Primary keys are your best defense against duplicates, but sometimes you inherit a table without one, or you want to de-dupe by a non-key column. In YugabyteDB, the cleanup strategy depends on whether a primary key exists.
Let’s explore two scenarios: one with a table that includes a primary key, and another with a table that has no primary key at all.
CREATE TABLE test1 (c1 INT, c2 TEXT);
CREATE TABLE test2 (c1 INT PRIMARY KEY, c2 TEXT);
INSERT INTO test1 VALUES (1, 'A'), (2, 'B'), (3, 'C'), (4, 'A'), (5, 'D');
INSERT INTO test2 VALUES (1, 'A'), (2, 'B'), (3, 'C'), (4, 'A'), (5, 'D');
SELECT ybctid, * FROM test1;
SELECT ybctid, * FROM test2;
Removing duplicates when you have a primary key
When a table has a primary key (c1 in test2), you can use it directly to target rows for deletion.
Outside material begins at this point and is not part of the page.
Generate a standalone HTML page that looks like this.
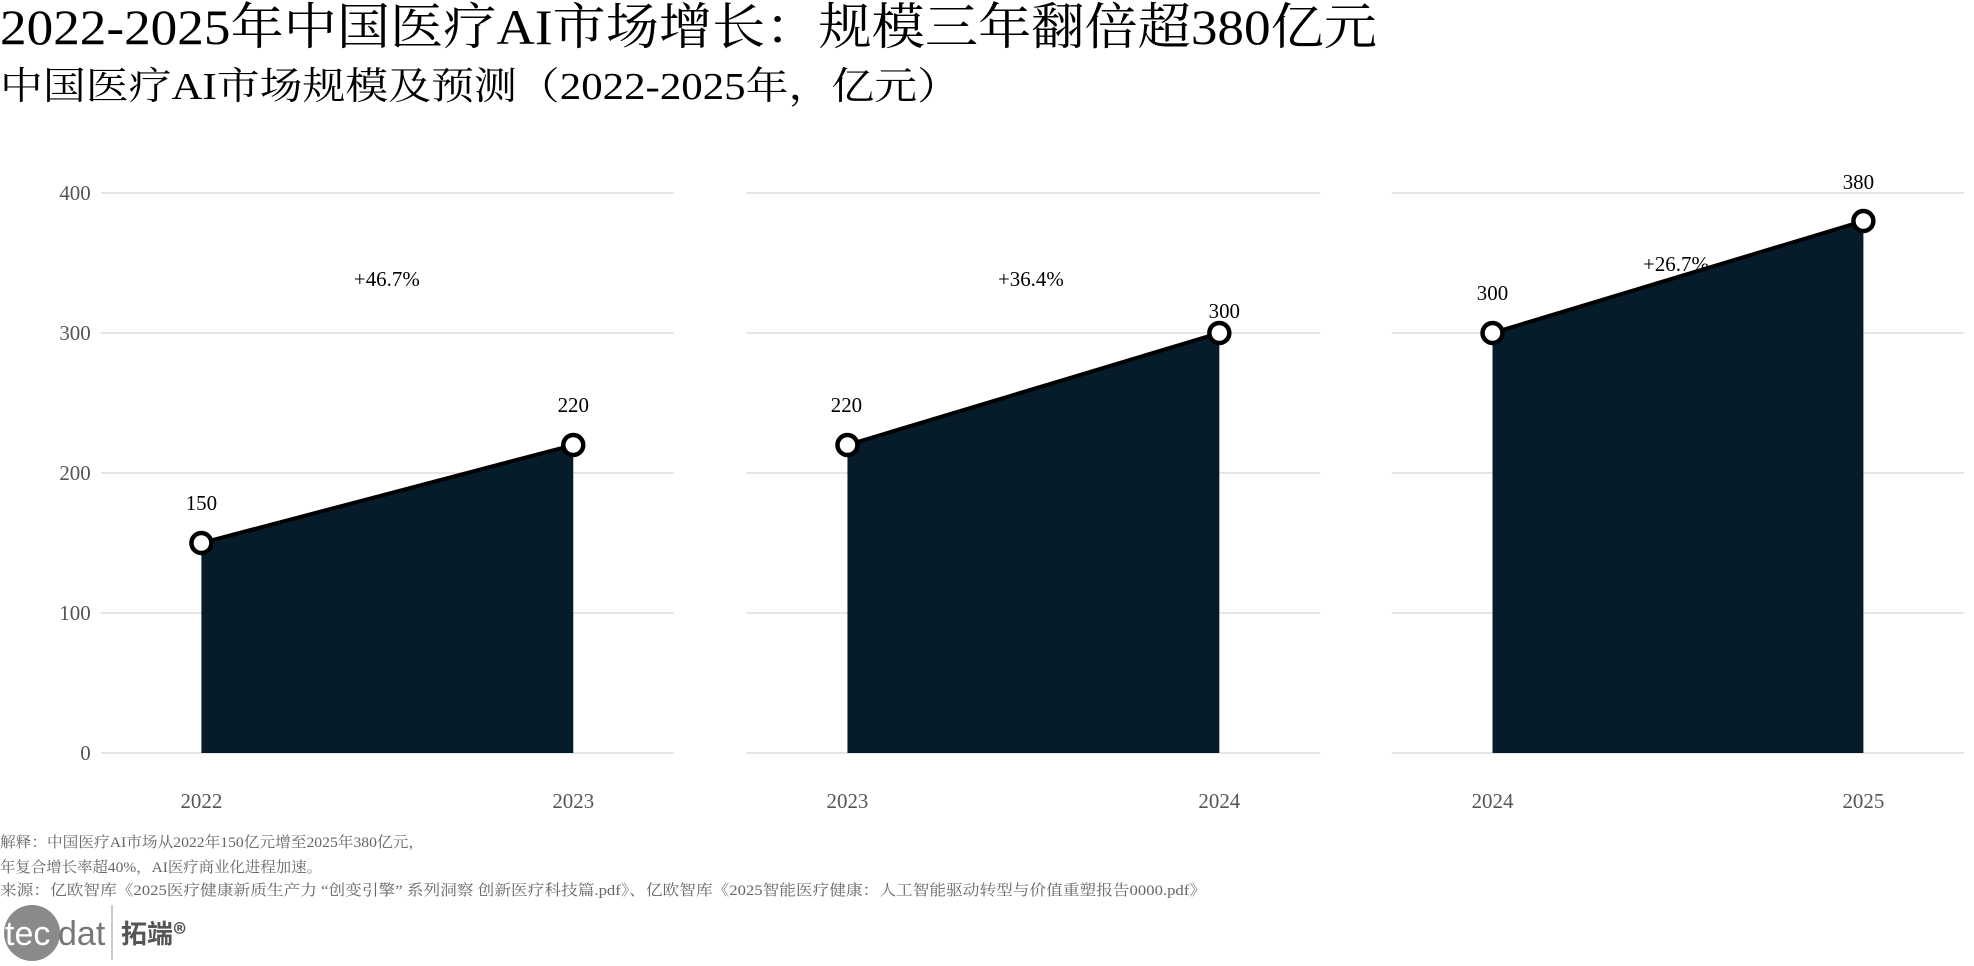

This is the cleanest approach.
Goal: keep one row per c2, delete extras.
WITH d AS (
SELECT c1,
ROW_NUMBER() OVER (PARTITION BY c2 ORDER BY c1) AS rn
FROM test2
)
DELETE FROM test2 t
USING d
WHERE t.c1 = d.c1
AND d.rn > 1;
yugabyte=# SELECT * FROM test2 ORDER BY c1;
c1 | c2
----+----
1 | A
2 | B
3 | C
4 | A
5 | D
(5 rows)
yugabyte=# WITH d AS (
yugabyte(# SELECT c1,
yugabyte(# ROW_NUMBER() OVER (PARTITION BY c2 ORDER BY c1) AS rn
yugabyte(# FROM test2
yugabyte(# )
yugabyte-# DELETE FROM test2 t
yugabyte-# USING d
yugabyte-# WHERE t.c1 = d.c1
yugabyte-# AND d.rn > 1;
DELETE 1
yugabyte=# SELECT * FROM test2 ORDER BY c1;
c1 | c2
----+----
1 | A
2 | B
3 | C
5 | D
(4 rows)
Removing duplicates when there is no primary key
For test1, there’s no PK—two identical rows can’t be distinguished by column values alone.
That’s where YugabyteDB’s hidden hero, ybctid, comes in.
ybctid is a unique internal row identifier. Even if two rows have identical column values, their ybctids are different.
View it:
yugabyte=# \d test1;
Table "public.test1"
Column | Type | Collation | Nullable | Default
--------+---------+-----------+----------+---------
c1 | integer | | |
c2 | text | | |
yugabyte=# SELECT ybctid, * FROM test1 ORDER By c1;
ybctid | c1 | c2
----------------------------------------------------+----+----
\x47496653cacb55f1e4ab452495c123c412b6e16100002121 | 1 | A
\x478cb853e753424b7fed40b6b1533c1fe704e8b000002121 | 2 | B
\x47380d533dc7e5f68d844e2283032af167c3bc1a00002121 | 3 | C
\x477a6253f7edd9a93a154c90895e66f5c8502af800002121 | 4 | A
\x47129453670110ca1b1a4d2596490326d3a0977900002121 | 5 | D
(5 rows)
Cleanup using ybctid:
WITH d AS (
SELECT ybctid,
ROW_NUMBER() OVER (PARTITION BY c2 ORDER BY ybctid) AS rn
FROM test1
)
DELETE FROM test1 t
USING d
WHERE t.ybctid = d.ybctid
AND d.rn > 1;
yugabyte=# WITH d AS (
yugabyte(# SELECT ybctid,
yugabyte(# ROW_NUMBER() OVER (PARTITION BY c2 ORDER BY ybctid) AS rn
yugabyte(# FROM test1
yugabyte(# )
yugabyte-# DELETE FROM test1 t
yugabyte-# USING d
yugabyte-# WHERE t.ybctid = d.ybctid
yugabyte-# AND d.rn > 1;
DELETE 1
yugabyte=# SELECT * FROM test1 ORDER BY c1;
c1 | c2
----+----
1 | A
2 | B
3 | C
5 | D
(4 rows)
Variations you’ll actually use
• Keep the latest row instead of the first:
ROW_NUMBER() OVER (PARTITION BY c2 ORDER BY c1 DESC)
• Composite “duplicate” definition:
ROW_NUMBER() OVER (PARTITION BY col1, col2 ORDER BY c1)
Practical Notes
• If you have a PK, use it… it’s cleaner and portable.
• If you don’t,
ybctidis a lifesaver for one-time cleanups.- •
ybctidis exposed to the SQL layer starting in Yugabyte 2025.1. • Don’t depend on
ybctidin application logic, it’s an internal physical identifier, not a business key.• For ongoing duplicate prevention, add a PRIMARY KEY or UNIQUE constraint.
Have Fun!